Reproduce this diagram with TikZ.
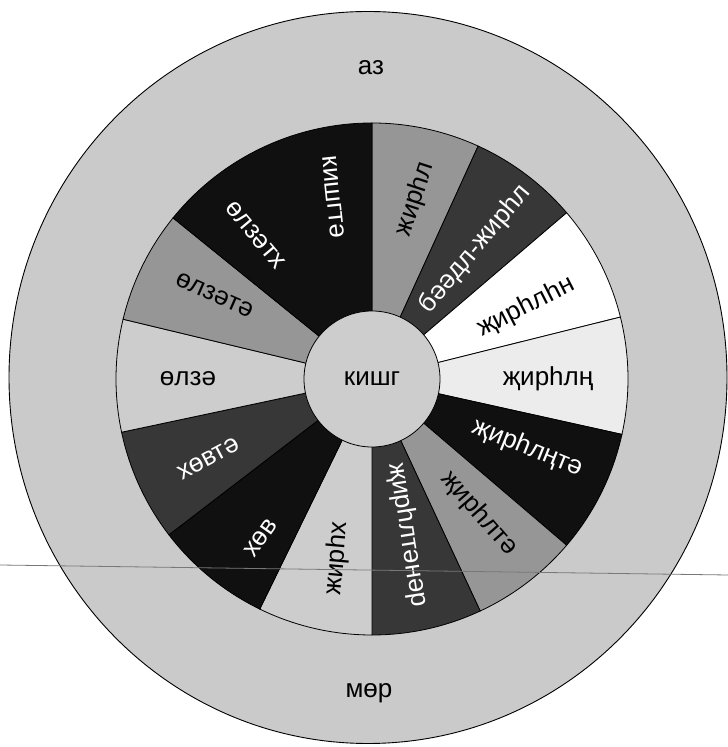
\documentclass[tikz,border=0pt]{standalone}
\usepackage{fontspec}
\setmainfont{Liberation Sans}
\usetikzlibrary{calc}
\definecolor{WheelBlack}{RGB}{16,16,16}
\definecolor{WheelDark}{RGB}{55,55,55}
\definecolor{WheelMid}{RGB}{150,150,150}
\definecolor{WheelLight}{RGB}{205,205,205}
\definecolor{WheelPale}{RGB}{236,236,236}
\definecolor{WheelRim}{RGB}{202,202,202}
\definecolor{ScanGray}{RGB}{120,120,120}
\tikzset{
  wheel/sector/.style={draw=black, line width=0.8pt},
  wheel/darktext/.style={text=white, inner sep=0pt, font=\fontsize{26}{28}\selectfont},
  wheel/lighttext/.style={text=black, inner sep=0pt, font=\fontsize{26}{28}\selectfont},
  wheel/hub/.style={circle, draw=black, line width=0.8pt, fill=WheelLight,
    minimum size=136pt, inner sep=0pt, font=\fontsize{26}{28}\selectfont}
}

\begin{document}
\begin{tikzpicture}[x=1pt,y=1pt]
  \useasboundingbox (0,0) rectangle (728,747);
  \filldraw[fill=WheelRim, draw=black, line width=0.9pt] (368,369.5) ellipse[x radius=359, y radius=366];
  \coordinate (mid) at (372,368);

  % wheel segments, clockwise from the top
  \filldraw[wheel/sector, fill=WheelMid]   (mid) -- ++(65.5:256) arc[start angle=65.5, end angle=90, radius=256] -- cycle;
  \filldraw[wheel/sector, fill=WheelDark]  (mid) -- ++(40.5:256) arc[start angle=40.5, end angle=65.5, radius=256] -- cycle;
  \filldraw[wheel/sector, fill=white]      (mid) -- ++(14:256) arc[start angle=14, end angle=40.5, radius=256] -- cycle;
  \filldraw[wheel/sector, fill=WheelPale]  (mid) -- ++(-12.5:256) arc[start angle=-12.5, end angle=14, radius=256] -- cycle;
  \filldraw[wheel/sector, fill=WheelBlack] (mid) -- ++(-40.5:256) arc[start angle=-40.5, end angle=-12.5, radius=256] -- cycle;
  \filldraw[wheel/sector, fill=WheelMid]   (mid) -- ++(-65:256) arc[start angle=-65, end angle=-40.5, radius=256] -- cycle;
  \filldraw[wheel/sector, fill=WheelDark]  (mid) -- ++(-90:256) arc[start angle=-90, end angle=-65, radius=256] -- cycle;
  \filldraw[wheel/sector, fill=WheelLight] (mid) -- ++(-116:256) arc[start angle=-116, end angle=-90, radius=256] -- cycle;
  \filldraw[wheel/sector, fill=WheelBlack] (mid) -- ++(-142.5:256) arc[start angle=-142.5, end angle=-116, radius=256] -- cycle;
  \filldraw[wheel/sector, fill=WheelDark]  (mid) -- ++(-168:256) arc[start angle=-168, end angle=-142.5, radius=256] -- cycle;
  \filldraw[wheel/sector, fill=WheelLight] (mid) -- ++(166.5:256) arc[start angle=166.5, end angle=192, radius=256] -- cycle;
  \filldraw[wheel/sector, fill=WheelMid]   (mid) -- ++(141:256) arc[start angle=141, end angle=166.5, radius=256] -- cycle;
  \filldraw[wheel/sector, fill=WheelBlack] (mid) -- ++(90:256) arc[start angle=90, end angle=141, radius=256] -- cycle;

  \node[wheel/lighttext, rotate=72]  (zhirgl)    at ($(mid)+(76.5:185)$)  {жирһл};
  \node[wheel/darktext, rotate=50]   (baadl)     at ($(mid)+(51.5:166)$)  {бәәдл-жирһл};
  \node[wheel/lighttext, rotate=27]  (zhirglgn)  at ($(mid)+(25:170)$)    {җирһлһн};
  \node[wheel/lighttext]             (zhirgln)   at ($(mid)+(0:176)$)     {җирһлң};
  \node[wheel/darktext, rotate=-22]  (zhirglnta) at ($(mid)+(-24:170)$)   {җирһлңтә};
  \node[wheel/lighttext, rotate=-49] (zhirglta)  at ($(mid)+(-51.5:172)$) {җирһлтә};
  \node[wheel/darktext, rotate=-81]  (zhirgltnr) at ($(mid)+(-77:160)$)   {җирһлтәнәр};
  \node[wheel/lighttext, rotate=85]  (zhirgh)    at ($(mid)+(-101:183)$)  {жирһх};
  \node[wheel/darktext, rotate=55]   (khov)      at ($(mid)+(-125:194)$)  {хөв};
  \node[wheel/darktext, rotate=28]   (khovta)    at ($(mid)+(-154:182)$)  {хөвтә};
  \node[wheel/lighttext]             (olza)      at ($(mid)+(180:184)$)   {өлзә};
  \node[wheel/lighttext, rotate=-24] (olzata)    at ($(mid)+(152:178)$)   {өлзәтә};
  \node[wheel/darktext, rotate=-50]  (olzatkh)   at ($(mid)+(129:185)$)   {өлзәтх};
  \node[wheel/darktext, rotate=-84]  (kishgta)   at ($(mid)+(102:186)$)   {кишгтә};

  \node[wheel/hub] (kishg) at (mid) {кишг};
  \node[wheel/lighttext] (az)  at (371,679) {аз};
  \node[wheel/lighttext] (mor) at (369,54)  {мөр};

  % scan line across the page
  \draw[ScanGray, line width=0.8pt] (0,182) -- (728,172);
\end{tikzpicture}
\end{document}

++++++++++

Aim of the exercise => Write out each line again precisely as it appears, skipping every picture.

Output below =>
Reproduce this diagram with TikZ.
\documentclass[tikz,border=0pt]{standalone}
\usepackage{fontspec}
\setmainfont{Liberation Sans}
\usetikzlibrary{calc}
\definecolor{WheelBlack}{RGB}{16,16,16}
\definecolor{WheelDark}{RGB}{55,55,55}
\definecolor{WheelMid}{RGB}{150,150,150}
\definecolor{WheelLight}{RGB}{205,205,205}
\definecolor{WheelPale}{RGB}{236,236,236}
\definecolor{WheelRim}{RGB}{202,202,202}
\definecolor{ScanGray}{RGB}{120,120,120}
\tikzset{
  wheel/sector/.style={draw=black, line width=0.8pt},
  wheel/darktext/.style={text=white, inner sep=0pt, font=\fontsize{26}{28}\selectfont},
  wheel/lighttext/.style={text=black, inner sep=0pt, font=\fontsize{26}{28}\selectfont},
  wheel/hub/.style={circle, draw=black, line width=0.8pt, fill=WheelLight,
    minimum size=136pt, inner sep=0pt, font=\fontsize{26}{28}\selectfont}
}

\begin{document}
\begin{tikzpicture}[x=1pt,y=1pt]
  \useasboundingbox (0,0) rectangle (728,747);
  \filldraw[fill=WheelRim, draw=black, line width=0.9pt] (368,369.5) ellipse[x radius=359, y radius=366];
  \coordinate (mid) at (372,368);

  % wheel segments, clockwise from the top
  \filldraw[wheel/sector, fill=WheelMid]   (mid) -- ++(65.5:256) arc[start angle=65.5, end angle=90, radius=256] -- cycle;
  \filldraw[wheel/sector, fill=WheelDark]  (mid) -- ++(40.5:256) arc[start angle=40.5, end angle=65.5, radius=256] -- cycle;
  \filldraw[wheel/sector, fill=white]      (mid) -- ++(14:256) arc[start angle=14, end angle=40.5, radius=256] -- cycle;
  \filldraw[wheel/sector, fill=WheelPale]  (mid) -- ++(-12.5:256) arc[start angle=-12.5, end angle=14, radius=256] -- cycle;
  \filldraw[wheel/sector, fill=WheelBlack] (mid) -- ++(-40.5:256) arc[start angle=-40.5, end angle=-12.5, radius=256] -- cycle;
  \filldraw[wheel/sector, fill=WheelMid]   (mid) -- ++(-65:256) arc[start angle=-65, end angle=-40.5, radius=256] -- cycle;
  \filldraw[wheel/sector, fill=WheelDark]  (mid) -- ++(-90:256) arc[start angle=-90, end angle=-65, radius=256] -- cycle;
  \filldraw[wheel/sector, fill=WheelLight] (mid) -- ++(-116:256) arc[start angle=-116, end angle=-90, radius=256] -- cycle;
  \filldraw[wheel/sector, fill=WheelBlack] (mid) -- ++(-142.5:256) arc[start angle=-142.5, end angle=-116, radius=256] -- cycle;
  \filldraw[wheel/sector, fill=WheelDark]  (mid) -- ++(-168:256) arc[start angle=-168, end angle=-142.5, radius=256] -- cycle;
  \filldraw[wheel/sector, fill=WheelLight] (mid) -- ++(166.5:256) arc[start angle=166.5, end angle=192, radius=256] -- cycle;
  \filldraw[wheel/sector, fill=WheelMid]   (mid) -- ++(141:256) arc[start angle=141, end angle=166.5, radius=256] -- cycle;
  \filldraw[wheel/sector, fill=WheelBlack] (mid) -- ++(90:256) arc[start angle=90, end angle=141, radius=256] -- cycle;

  \node[wheel/lighttext, rotate=72]  (zhirgl)    at ($(mid)+(76.5:185)$)  {жирһл};
  \node[wheel/darktext, rotate=50]   (baadl)     at ($(mid)+(51.5:166)$)  {бәәдл-жирһл};
  \node[wheel/lighttext, rotate=27]  (zhirglgn)  at ($(mid)+(25:170)$)    {җирһлһн};
  \node[wheel/lighttext]             (zhirgln)   at ($(mid)+(0:176)$)     {җирһлң};
  \node[wheel/darktext, rotate=-22]  (zhirglnta) at ($(mid)+(-24:170)$)   {җирһлңтә};
  \node[wheel/lighttext, rotate=-49] (zhirglta)  at ($(mid)+(-51.5:172)$) {җирһлтә};
  \node[wheel/darktext, rotate=-81]  (zhirgltnr) at ($(mid)+(-77:160)$)   {җирһлтәнәр};
  \node[wheel/lighttext, rotate=85]  (zhirgh)    at ($(mid)+(-101:183)$)  {жирһх};
  \node[wheel/darktext, rotate=55]   (khov)      at ($(mid)+(-125:194)$)  {хөв};
  \node[wheel/darktext, rotate=28]   (khovta)    at ($(mid)+(-154:182)$)  {хөвтә};
  \node[wheel/lighttext]             (olza)      at ($(mid)+(180:184)$)   {өлзә};
  \node[wheel/lighttext, rotate=-24] (olzata)    at ($(mid)+(152:178)$)   {өлзәтә};
  \node[wheel/darktext, rotate=-50]  (olzatkh)   at ($(mid)+(129:185)$)   {өлзәтх};
  \node[wheel/darktext, rotate=-84]  (kishgta)   at ($(mid)+(102:186)$)   {кишгтә};

  \node[wheel/hub] (kishg) at (mid) {кишг};
  \node[wheel/lighttext] (az)  at (371,679) {аз};
  \node[wheel/lighttext] (mor) at (369,54)  {мөр};

  % scan line across the page
  \draw[ScanGray, line width=0.8pt] (0,182) -- (728,172);
\end{tikzpicture}
\end{document}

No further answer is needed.